3) What are going to be some key matchups on defense on Monday night? Should Bodden follow Marques Colston around? Brandon McGowan on Jeremy Shockey? And the threat of Reggie Bush and the other three fast receivers all make tough matchups.
A: I think Bodden’s stock is rising by the day. He’s been able to make some plays in the secondary this season, and he brings an added physical dimension that the Patriots have been lacking at the cornerback spot the last few years. I don’t think he’s going to break the bank and get top-tier money, but I believe it’s going to cost more than New England initially believed it would to get him back to Foxboro after the end of the season.
Paul, I know you are a well-known Nunn fan. I just think the Patriots would have loved to keep him in their system for a year, have him learn the offense and get his feet underneath him before tossing him into the action. (If this was college, New England would have loved to have Nunn take a redshirt year, or even discover a phantom “injury” so they could place him on IR for the season.) I know the franchise was high on him, but he’s going from a place where he wasn’t playing to a destination where he could see some time before the end of the season.
As for the key matchups Sunday night, I think you hit on one of them — McGowan vs. Shockey. No reason to think that McGowan, who has done a terrific job providing coverage and doing the majority of work in shutting down Tony Gonzalez, Kellen Winslow and Dallas Clark, wouldn’t get the call on Monday against Shockey. I also think that the Patriots are going to try to defend Bush in the same way they attacked Marshall Faulk in Super Bowl XXXVI. Belichick talked at length on Tuesday about the similarities between the two players — pass-catchers out of the backfield. Look for New England to try to do whatever it takes to throw Bush’s timing off with a series of hits as soon as he comes off the line of scrimmage.
What’s the biggest difference in Tully Banta-Cain’s game since he was here the first time? He seems to have really improved, not only as a pass-rusher, but a complete football player.
A: Thom, I think Banta-Cain was the biggest beneficiary of the Mike Vrabel trade — the biggest change for him is the fact that he’s now getting a chance to play every day. When he was with the Patriots as a younger player, he was a spot rusher and more of a special teams presence. To his credit, I think he took the lessons he learned from Vrabel and Willie McGinest as younger player and really develop into an every-down player who’s really done a nice job operating in that outside linebacker/defensive end hybrid position.
Just wondering what will be the three keys to beating the Saints Monday night?
Thanks and Cheers!
Moncton, New Brunswick, Canada
A: Geoff, I think the biggest key to beating New Orleans will be keeping the Saints offense off the field for as long as possible. Whether it’s through a running game or a short passing attack, I think controlling the pace and the tempo of the game is key. The more time Drew Brees, Marques Colston and Reggie Bush are on the sidelines, they less chance they have to score. (In addition, if New Orleans does have a defensive Achilles’, it’s the run defense — the Saints have yielded an average of 116 rushing yards a game, 19th in the league.) Second, I think the Patriots have to slow down the New Orleans passing game. I wouldn’t be shocked if you saw New England favor some nickel and dime packages, trying to focus on taking away the Saints passing attack and making them rely on the run. Third, I think you need to get up on them early and avoid giving up a big play. The Superdome is an awful loud building, and if you let the crowd get cranked up, it could cause big problems early.
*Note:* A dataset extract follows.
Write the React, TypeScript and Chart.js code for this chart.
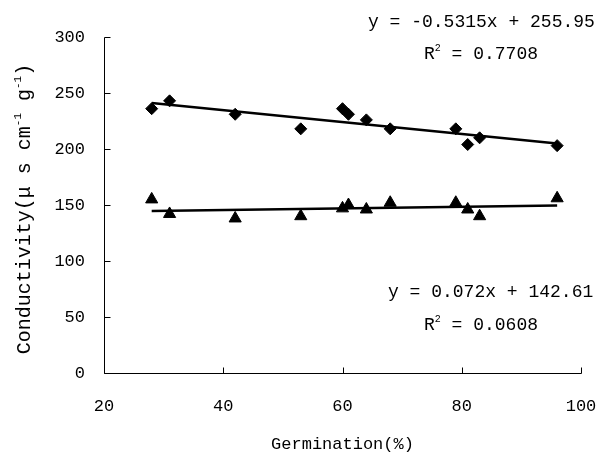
import React, { useEffect, useRef } from 'react';
import { Chart, registerables } from 'chart.js';

Chart.register(...registerables);

// ---- data ----
const germination = [28, 31, 42, 53, 60, 61, 64, 68, 79, 81, 83, 96];
const diamondSeries = [236, 243, 231, 218, 236, 231, 226, 218, 218, 204, 210, 203];
const triangleSeries = [155, 142, 138, 140, 147, 150, 146, 152, 152, 146, 140, 156];
const xTicks = [20, 40, 60, 80, 100];
const yTicks = [0, 50, 100, 150, 200, 250, 300];
const fitDiamond = { slope: -0.5315, intercept: 255.95 };
const fitTriangle = { slope: 0.072, intercept: 142.61 };
const eqDiamond = 'y = -0.5315x + 255.95';
const r2Diamond = '0.7708';
const eqTriangle = 'y = 0.072x + 142.61';
const r2Triangle = '0.0608';
const xTitle = 'Germination(%)';

const FONT = "'Liberation Mono', 'DejaVu Sans Mono', monospace";

function trend(fit: { slope: number; intercept: number }) {
  const x0 = Math.min(...germination);
  const x1 = Math.max(...germination);
  return [
    { x: x0, y: fit.slope * x0 + fit.intercept },
    { x: x1, y: fit.slope * x1 + fit.intercept },
  ];
}

function drawR2(ctx: CanvasRenderingContext2D, x: number, y: number, value: string) {
  ctx.textAlign = 'left';
  ctx.textBaseline = 'middle';
  ctx.font = `18px ${FONT}`;
  ctx.fillText('R', x, y);
  let cx = x + ctx.measureText('R').width;
  ctx.font = `10px ${FONT}`;
  ctx.fillText('2', cx, y - 6);
  cx += ctx.measureText('2').width;
  ctx.font = `18px ${FONT}`;
  ctx.fillText(' = ' + value, cx, y);
}

const overlay = {
  id: 'overlay',
  afterDraw(chart: any) {
    const ctx: CanvasRenderingContext2D = chart.ctx;
    const { left, right, top, bottom } = chart.chartArea;
    const xs = chart.scales.x;
    const ys = chart.scales.y;
    ctx.save();
    ctx.strokeStyle = '#000';
    ctx.lineWidth = 1;
    ctx.beginPath();
    const lx = Math.round(left) + 0.5;
    const by = Math.round(bottom) + 0.5;
    ctx.moveTo(lx, Math.round(top) + 0.5);
    ctx.lineTo(lx, by);
    ctx.lineTo(Math.round(right) + 0.5, by);
    for (const v of yTicks) {
      const py = Math.round(ys.getPixelForValue(v)) + 0.5;
      ctx.moveTo(lx, py);
      ctx.lineTo(lx + 6, py);
    }
    for (const v of xTicks) {
      const px = Math.round(xs.getPixelForValue(v)) + 0.5;
      ctx.moveTo(px, by);
      ctx.lineTo(px, by - 6);
    }
    ctx.stroke();

    ctx.fillStyle = '#000';
    // equations
    ctx.font = `18px ${FONT}`;
    ctx.textAlign = 'left';
    ctx.textBaseline = 'middle';
    ctx.fillText(eqDiamond, left + 264, top - 15);
    drawR2(ctx, left + 320, top + 17, r2Diamond);
    ctx.font = `18px ${FONT}`;
    ctx.fillText(eqTriangle, left + 284, top + 255);
    drawR2(ctx, left + 320, top + 288, r2Triangle);

    // x title
    ctx.font = `17px ${FONT}`;
    ctx.textAlign = 'center';
    ctx.textBaseline = 'middle';
    ctx.fillText(xTitle, (left + right) / 2, bottom + 71);

    // y title with superscripts
    const parts: [string, boolean][] = [
      ['Conductivity(μ s cm', false],
      ['-1', true],
      [' g', false],
      ['-1', true],
      [')', false],
    ];
    const big = `20px ${FONT}`;
    const small = `11px ${FONT}`;
    let total = 0;
    for (const [t, sup] of parts) {
      ctx.font = sup ? small : big;
      total += ctx.measureText(t).width;
    }
    ctx.translate(25, 209);
    ctx.rotate(-Math.PI / 2);
    ctx.textAlign = 'left';
    let cx = -total / 2;
    for (const [t, sup] of parts) {
      ctx.font = sup ? small : big;
      ctx.fillText(t, cx, sup ? -7 : 0);
      cx += ctx.measureText(t).width;
    }
    ctx.restore();
  },
};

export default function App() {
  const ref = useRef<HTMLCanvasElement | null>(null);
  useEffect(() => {
    if (!ref.current) return;
    const chart = new Chart(ref.current, {
      type: 'scatter',
      data: {
        datasets: [
          {
            data: germination.map((x, i) => ({ x, y: diamondSeries[i] })),
            pointStyle: 'rectRot',
            pointRadius: 6,
            backgroundColor: '#000',
            borderColor: '#000',
            borderWidth: 1,
            showLine: false,
          },
          {
            data: germination.map((x, i) => ({ x, y: triangleSeries[i] })),
            pointStyle: 'triangle',
            pointRadius: 7,
            backgroundColor: '#000',
            borderColor: '#000',
            borderWidth: 1,
            showLine: false,
          },
          {
            data: trend(fitDiamond),
            showLine: true,
            pointRadius: 0,
            borderColor: '#000',
            borderWidth: 2.5,
          },
          {
            data: trend(fitTriangle),
            showLine: true,
            pointRadius: 0,
            borderColor: '#000',
            borderWidth: 2.5,
          },
        ],
      },
      options: {
        responsive: false,
        animation: false,
        layout: { padding: { top: 37, right: 17, left: 0, bottom: 0 } },
        plugins: { legend: { display: false }, tooltip: { enabled: false } },
        scales: {
          x: {
            type: 'linear',
            min: 20,
            max: 100,
            grid: { display: false, drawTicks: false },
            border: { display: false },
            ticks: {
              stepSize: 20,
              padding: 23,
              color: '#000',
              font: { family: FONT, size: 17 },
              maxRotation: 0,
            },
            afterFit: (s: any) => {
              s.height = 84;
              s.paddingLeft = 0;
              s.paddingRight = 0;
            },
          },
          y: {
            min: 0,
            max: 300,
            grid: { display: false, drawTicks: false },
            border: { display: false },
            ticks: {
              stepSize: 50,
              padding: 19,
              color: '#000',
              font: { family: FONT, size: 17 },
            },
            afterFit: (s: any) => {
              s.width = 104;
              s.paddingTop = 0;
              s.paddingBottom = 0;
            },
          },
        },
      },
      plugins: [overlay],
    });
    return () => chart.destroy();
  }, []);
  return (
    <div style={{ position: 'absolute', left: 0, top: 0, width: 598, height: 457 }}>
      <canvas ref={ref} width={598} height={457} />
    </div>
  );
}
Nationally, everyone has been saying the weakness of New Orleans is its run defense. Do the Patriots have the ability to exploit this, and will they use a back-by-committee or will any one back in particular be most effective?
A: Mike, I think a lot of this could come down to whether or not Sammy Morris is healthy. It’s my understanding he was close to playing on Sunday against the Jets but was ruled an inactive at the last minute. I think if Morris is back, it marks the closest that Voltron has come to being fully operational since the early stages of the season, and it gives the Patriots a number of different looks at running back. If that’s the case, I could see New England relying on the running game more than it has the last month or so. But if it’s just Laurence Maroney, BenJarvus Green-Ellis and Kevin Faulk, look for the Patriots to try to rely more on a short passing game in an attempt to control the pace of the game. That situation likely favors Faulk, a good changeup option who is the best running back on the team when it comes to blitz pickup.
Great bounce-back win for the Patriots over the Jets — although I’m reserving my judgment until we face a team whose quarterback can at least complete as many passes to his own team as he does to the other team. And that will come next week.
A: Man, Mark Sanchez made some lousy decisions against the Patriots, didn’t he? I think he’s still struggling to find his footing. I believe he will be a good quarterback in this league. He just needs to temper that aggression a little bit, take the sack when nothing is there and not try to do too much if no one is open. At this stage of his career, he needs to be a bit more of a game-manager and a little less of a game-changer.
Does coach BB prefer day games or night games — Sunday night or Monday night? And how did he enjoy England?
A: I believe that if Belichick had his druthers, he’d play every Sunday at 1 p.m. Having covered the team since 2001, I think more than anything else he’s about consistency. He knows that football players are creatures of habit, and the most natural time in the world for a football player to be out there is Sunday at 1. I have never asked Belichick that question, but in many ways, I consider Tom Brady to be an extension of the coach, and the quarterback talked about it on his weekly appearance with Dennis & Callahan earlier this week. “Sunday at 1, to me, is perfect. I love Sunday at 1,” Brady said. “Monday Night Football, when you get to the game and start to play, it’s pretty cool. But Sunday at 1, that’s the best. You get home at 6 or 7 o’clock. You have all day Monday, all day Tuesday, and you can get prepared for the following week.” As for London, I thoroughly understand that he enjoyed the trip, but anything that takes his team out of its normal, day-to-day routine, he’s not a fan of.